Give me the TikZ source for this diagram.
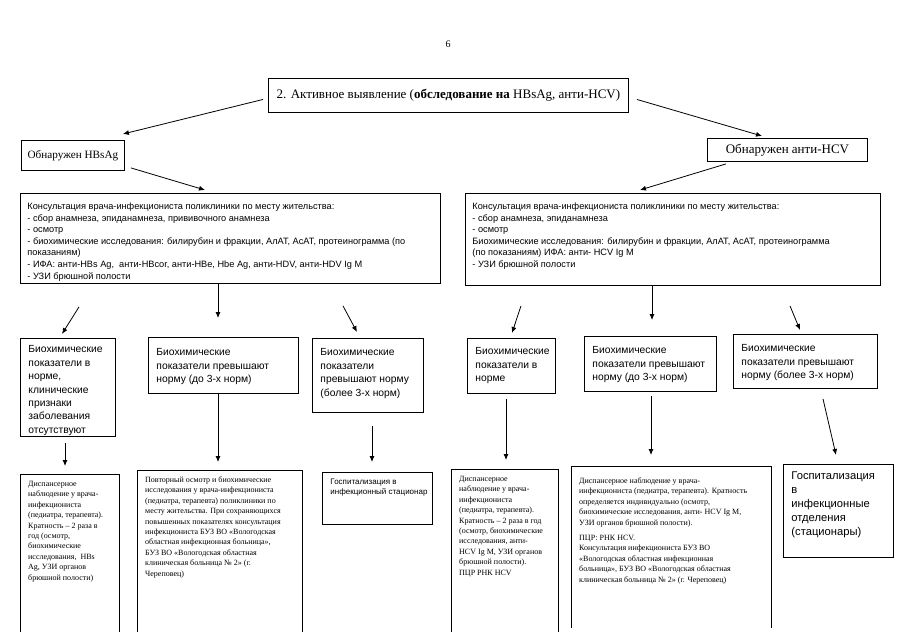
\documentclass[tikz,border=0pt]{standalone}
\usepackage{fontspec}
\setmainfont{Liberation Serif}
\newfontfamily\sansf{Liberation Sans}
\usetikzlibrary{arrows.meta,calc}
\newcommand{\bxt}[5]{\parbox[c][#2pt][t]{#1pt}{#4\vspace*{#3pt}\begin{tabular}[t]{@{}l@{}}#5\end{tabular}}}
\newcommand{\fbig}{\sansf\fontsize{9.2}{11.6}\selectfont}
\newcommand{\fmid}{\sansf\fontsize{10.3}{13.4}\selectfont}
\newcommand{\fbot}{\fontsize{8}{10.4}\selectfont}
\newcommand{\fsm}{\sansf\fontsize{8}{10}\selectfont}
\newcommand{\fhosp}{\sansf\fontsize{11.2}{14}\selectfont}
\tikzset{
  frame/.style={draw, line width=0.9pt, inner xsep=8pt, inner ysep=5pt, anchor=north west},
  openbox/.style={inner xsep=8pt, inner ysep=5pt, anchor=north west},
  hdr/.style={draw, line width=0.9pt, inner sep=0pt, anchor=north west},
  arr/.style={line width=0.8pt, -{Latex[length=6pt,width=5pt]}},
  side/.style={line width=0.9pt},
}
\begin{document}
\begin{tikzpicture}[x=1pt,y=-1pt]
\useasboundingbox (0,0) rectangle (905,640);
\fill[white] (0,0) rectangle (905,640);

\node (pg) at (448,44) {\fontsize{10}{12}\selectfont 6};

\node[hdr, minimum width=360pt, minimum height=34pt] (title) at (268,78)
  {\fontsize{13}{15}\selectfont 2. Активное выявление (\textbf{обследование на} HBsAg, анти-HCV)};
\node[hdr, minimum width=103pt, minimum height=30pt] (hb) at (21,140)
  {\fontsize{11.2}{14}\selectfont Обнаружен HBsAg};
\node[hdr, minimum width=160pt, minimum height=23pt] (ah) at (707,138)
  {\fontsize{13}{15}\selectfont Обнаружен анти-HCV};

% big boxes
\node[frame, inner xsep=7pt] (bl) at (20,193) {\bxt{406}{80}{3}{\fbig}{%
Консультация врача-инфекциониста поликлиники по месту жительства:\\
- сбор анамнеза, эпиданамнеза, прививочного анамнеза\\
- осмотр\\
- биохимические исследования: билирубин и фракции, АлАТ, АсАТ, протеинограмма (по\\
показаниям)\\
- ИФА: анти-HBs Ag,\ \ анти-HBcor, анти-HBe, Hbe Ag, анти-HDV, анти-HDV Ig M\\
- УЗИ брюшной полости}};
\node[frame, inner xsep=7pt] (br) at (465,193) {\bxt{401}{82}{3}{\fbig}{%
Консультация врача-инфекциониста поликлиники по месту жительства:\\
- сбор анамнеза, эпиданамнеза\\
- осмотр\\
Биохимические исследования: билирубин и фракции, АлАТ, АсАТ, протеинограмма\\
(по показаниям) ИФА: анти- HCV Ig M\\
- УЗИ брюшной полости}};

% middle row
\node[frame] (l1) at (20,338) {\bxt{79}{88}{0}{\fmid}{Биохимические\\показатели в\\норме,\\клинические\\признаки\\заболевания\\отсутствуют}};
\node[frame] (l2) at (148,337) {\bxt{134}{46}{4}{\fmid}{Биохимические\\показатели превышают\\норму (до 3-х норм)}};
\node[frame] (l3) at (312,338) {\bxt{95}{64}{3}{\fmid}{Биохимические\\показатели\\превышают норму\\(более 3-х норм)}};
\node[frame] (r1) at (467,338) {\bxt{72}{45}{2}{\fmid}{Биохимические\\показатели в\\норме}};
\node[frame] (r2) at (584,336) {\bxt{116}{45}{3}{\fmid}{Биохимические\\показатели превышают\\норму (до 3-х норм)}};
\node[frame] (r3) at (733,334) {\bxt{128}{44}{3}{\fmid}{Биохимические\\показатели превышают\\норму (более 3-х норм)}};

% bottom row
\node[openbox] (b1) at (20,474) {\bxt{83}{148}{0}{\fbot}{Диспансерное\\наблюдение у врача-\\инфекциониста\\(педиатра, терапевта).\\Кратность -- 2 раза в\\год (осмотр,\\биохимические\\исследования,\ \ HBs\\Ag, УЗИ органов\\брюшной полости)}};
\node[openbox] (b2) at (137,470) {\bxt{149}{152}{0}{\fbot}{Повторный осмотр и биохимические\\исследования у врача-инфекциониста\\(педиатра, терапевта) поликлиники по\\месту жительства. При сохраняющихся\\повышенных показателях консультация\\инфекциониста БУЗ ВО «Вологодская\\областная инфекционная больница»,\\БУЗ ВО «Вологодская областная\\клиническая больница № 2» (г.\\Череповец)}};
\node[frame] (b3) at (322,472) {\bxt{94}{42}{0}{\fsm}{Госпитализация в\\инфекционный стационар}};
\node[openbox] (b4) at (451,469) {\bxt{91}{153}{0}{\fbot}{Диспансерное\\наблюдение у врача-\\инфекциониста\\(педиатра, терапевта).\\Кратность -- 2 раза в год\\(осмотр, биохимические\\исследования, анти-\\HCV Ig M, УЗИ органов\\брюшной полости).\\ПЦР РНК HCV}};
\node[openbox] (b5) at (571,466) {\bxt{184}{152}{5}{\fbot}{Диспансерное наблюдение у врача-\\инфекциониста (педиатра, терапевта). Кратность\\определяется индивидуально (осмотр,\\биохимические исследования, анти- HCV Ig M,\\УЗИ органов брюшной полости).\\[5pt]ПЦР: РНК HCV.\\Консультация инфекциониста БУЗ ВО\\«Вологодская областная инфекционная\\больница», БУЗ ВО «Вологодская областная\\клиническая больница № 2» (г. Череповец)}};
\node[frame] (b6) at (783,464) {\bxt{94}{83}{0}{\fhosp}{Госпитализация\\в\\инфекционные\\отделения\\(стационары)}};

\foreach \n in {b1,b2,b4,b5}
  \draw[side] (\n.south west) -- (\n.north west) -- (\n.north east) -- (\n.south east);

% connectors
\draw[arr] ($(title.west)+(-5,4)$) -- ($(hb.north east)+(-2,-6)$);
\draw[arr] ($(title.east)+(8,4)$) -- ($(ah.north west)+(55,-2)$);
\draw[arr] ($(hb.south east)+(6,-3)$) -- ($(bl.north west)+(185,-3)$);
\draw[arr] ($(ah.south west)+(19,2)$) -- ($(br.north west)+(175,-3)$);
\draw[arr] ($(bl.south west)+(59,23)$) -- ($(l1.north west)+(42,-4)$);
\draw[arr] ($(bl.south west)+(198,0)$) -- ($(l2.north west)+(70,-19)$);
\draw[arr] ($(bl.south west)+(323,22)$) -- ($(l3.north west)+(45,-6)$);
\draw[arr] ($(br.south west)+(56,20)$) -- ($(r1.north west)+(45,-5)$);
\draw[arr] ($(br.south west)+(187,0)$) -- ($(r2.north west)+(68,-16)$);
\draw[arr] ($(br.south west)+(325,20)$) -- ($(r3.north west)+(67,-4)$);
\draw[arr] ($(l1.south west)+(45,6)$) -- ($(b1.north west)+(45,-8)$);
\draw[arr] ($(l2.south west)+(70,0)$) -- ($(b2.north west)+(81,-8)$);
\draw[arr] ($(l3.south west)+(60,13)$) -- ($(b3.north west)+(50,-10)$);
\draw[arr] ($(r1.south west)+(39,5)$) -- ($(b4.north west)+(55,-9)$);
\draw[arr] ($(r2.south west)+(67,4)$) -- ($(b5.north west)+(80,-11)$);
\draw[arr] ($(r3.south west)+(90,10)$) -- ($(b6.north west)+(53,-9)$);
\end{tikzpicture}
\end{document}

▶ **The exercise**
Copy every line of the data exactly as written, excluding the pictures.

▶ **Written response**
Give me the TikZ source for this diagram.
\documentclass[tikz,border=0pt]{standalone}
\usepackage{fontspec}
\setmainfont{Liberation Serif}
\newfontfamily\sansf{Liberation Sans}
\usetikzlibrary{arrows.meta,calc}
\newcommand{\bxt}[5]{\parbox[c][#2pt][t]{#1pt}{#4\vspace*{#3pt}\begin{tabular}[t]{@{}l@{}}#5\end{tabular}}}
\newcommand{\fbig}{\sansf\fontsize{9.2}{11.6}\selectfont}
\newcommand{\fmid}{\sansf\fontsize{10.3}{13.4}\selectfont}
\newcommand{\fbot}{\fontsize{8}{10.4}\selectfont}
\newcommand{\fsm}{\sansf\fontsize{8}{10}\selectfont}
\newcommand{\fhosp}{\sansf\fontsize{11.2}{14}\selectfont}
\tikzset{
  frame/.style={draw, line width=0.9pt, inner xsep=8pt, inner ysep=5pt, anchor=north west},
  openbox/.style={inner xsep=8pt, inner ysep=5pt, anchor=north west},
  hdr/.style={draw, line width=0.9pt, inner sep=0pt, anchor=north west},
  arr/.style={line width=0.8pt, -{Latex[length=6pt,width=5pt]}},
  side/.style={line width=0.9pt},
}
\begin{document}
\begin{tikzpicture}[x=1pt,y=-1pt]
\useasboundingbox (0,0) rectangle (905,640);
\fill[white] (0,0) rectangle (905,640);

\node (pg) at (448,44) {\fontsize{10}{12}\selectfont 6};

\node[hdr, minimum width=360pt, minimum height=34pt] (title) at (268,78)
  {\fontsize{13}{15}\selectfont 2. Активное выявление (\textbf{обследование на} HBsAg, анти-HCV)};
\node[hdr, minimum width=103pt, minimum height=30pt] (hb) at (21,140)
  {\fontsize{11.2}{14}\selectfont Обнаружен HBsAg};
\node[hdr, minimum width=160pt, minimum height=23pt] (ah) at (707,138)
  {\fontsize{13}{15}\selectfont Обнаружен анти-HCV};

% big boxes
\node[frame, inner xsep=7pt] (bl) at (20,193) {\bxt{406}{80}{3}{\fbig}{%
Консультация врача-инфекциониста поликлиники по месту жительства:\\
- сбор анамнеза, эпиданамнеза, прививочного анамнеза\\
- осмотр\\
- биохимические исследования: билирубин и фракции, АлАТ, АсАТ, протеинограмма (по\\
показаниям)\\
- ИФА: анти-HBs Ag,\ \ анти-HBcor, анти-HBe, Hbe Ag, анти-HDV, анти-HDV Ig M\\
- УЗИ брюшной полости}};
\node[frame, inner xsep=7pt] (br) at (465,193) {\bxt{401}{82}{3}{\fbig}{%
Консультация врача-инфекциониста поликлиники по месту жительства:\\
- сбор анамнеза, эпиданамнеза\\
- осмотр\\
Биохимические исследования: билирубин и фракции, АлАТ, АсАТ, протеинограмма\\
(по показаниям) ИФА: анти- HCV Ig M\\
- УЗИ брюшной полости}};

% middle row
\node[frame] (l1) at (20,338) {\bxt{79}{88}{0}{\fmid}{Биохимические\\показатели в\\норме,\\клинические\\признаки\\заболевания\\отсутствуют}};
\node[frame] (l2) at (148,337) {\bxt{134}{46}{4}{\fmid}{Биохимические\\показатели превышают\\норму (до 3-х норм)}};
\node[frame] (l3) at (312,338) {\bxt{95}{64}{3}{\fmid}{Биохимические\\показатели\\превышают норму\\(более 3-х норм)}};
\node[frame] (r1) at (467,338) {\bxt{72}{45}{2}{\fmid}{Биохимические\\показатели в\\норме}};
\node[frame] (r2) at (584,336) {\bxt{116}{45}{3}{\fmid}{Биохимические\\показатели превышают\\норму (до 3-х норм)}};
\node[frame] (r3) at (733,334) {\bxt{128}{44}{3}{\fmid}{Биохимические\\показатели превышают\\норму (более 3-х норм)}};

% bottom row
\node[openbox] (b1) at (20,474) {\bxt{83}{148}{0}{\fbot}{Диспансерное\\наблюдение у врача-\\инфекциониста\\(педиатра, терапевта).\\Кратность -- 2 раза в\\год (осмотр,\\биохимические\\исследования,\ \ HBs\\Ag, УЗИ органов\\брюшной полости)}};
\node[openbox] (b2) at (137,470) {\bxt{149}{152}{0}{\fbot}{Повторный осмотр и биохимические\\исследования у врача-инфекциониста\\(педиатра, терапевта) поликлиники по\\месту жительства. При сохраняющихся\\повышенных показателях консультация\\инфекциониста БУЗ ВО «Вологодская\\областная инфекционная больница»,\\БУЗ ВО «Вологодская областная\\клиническая больница № 2» (г.\\Череповец)}};
\node[frame] (b3) at (322,472) {\bxt{94}{42}{0}{\fsm}{Госпитализация в\\инфекционный стационар}};
\node[openbox] (b4) at (451,469) {\bxt{91}{153}{0}{\fbot}{Диспансерное\\наблюдение у врача-\\инфекциониста\\(педиатра, терапевта).\\Кратность -- 2 раза в год\\(осмотр, биохимические\\исследования, анти-\\HCV Ig M, УЗИ органов\\брюшной полости).\\ПЦР РНК HCV}};
\node[openbox] (b5) at (571,466) {\bxt{184}{152}{5}{\fbot}{Диспансерное наблюдение у врача-\\инфекциониста (педиатра, терапевта). Кратность\\определяется индивидуально (осмотр,\\биохимические исследования, анти- HCV Ig M,\\УЗИ органов брюшной полости).\\[5pt]ПЦР: РНК HCV.\\Консультация инфекциониста БУЗ ВО\\«Вологодская областная инфекционная\\больница», БУЗ ВО «Вологодская областная\\клиническая больница № 2» (г. Череповец)}};
\node[frame] (b6) at (783,464) {\bxt{94}{83}{0}{\fhosp}{Госпитализация\\в\\инфекционные\\отделения\\(стационары)}};

\foreach \n in {b1,b2,b4,b5}
  \draw[side] (\n.south west) -- (\n.north west) -- (\n.north east) -- (\n.south east);

% connectors
\draw[arr] ($(title.west)+(-5,4)$) -- ($(hb.north east)+(-2,-6)$);
\draw[arr] ($(title.east)+(8,4)$) -- ($(ah.north west)+(55,-2)$);
\draw[arr] ($(hb.south east)+(6,-3)$) -- ($(bl.north west)+(185,-3)$);
\draw[arr] ($(ah.south west)+(19,2)$) -- ($(br.north west)+(175,-3)$);
\draw[arr] ($(bl.south west)+(59,23)$) -- ($(l1.north west)+(42,-4)$);
\draw[arr] ($(bl.south west)+(198,0)$) -- ($(l2.north west)+(70,-19)$);
\draw[arr] ($(bl.south west)+(323,22)$) -- ($(l3.north west)+(45,-6)$);
\draw[arr] ($(br.south west)+(56,20)$) -- ($(r1.north west)+(45,-5)$);
\draw[arr] ($(br.south west)+(187,0)$) -- ($(r2.north west)+(68,-16)$);
\draw[arr] ($(br.south west)+(325,20)$) -- ($(r3.north west)+(67,-4)$);
\draw[arr] ($(l1.south west)+(45,6)$) -- ($(b1.north west)+(45,-8)$);
\draw[arr] ($(l2.south west)+(70,0)$) -- ($(b2.north west)+(81,-8)$);
\draw[arr] ($(l3.south west)+(60,13)$) -- ($(b3.north west)+(50,-10)$);
\draw[arr] ($(r1.south west)+(39,5)$) -- ($(b4.north west)+(55,-9)$);
\draw[arr] ($(r2.south west)+(67,4)$) -- ($(b5.north west)+(80,-11)$);
\draw[arr] ($(r3.south west)+(90,10)$) -- ($(b6.north west)+(53,-9)$);
\end{tikzpicture}
\end{document}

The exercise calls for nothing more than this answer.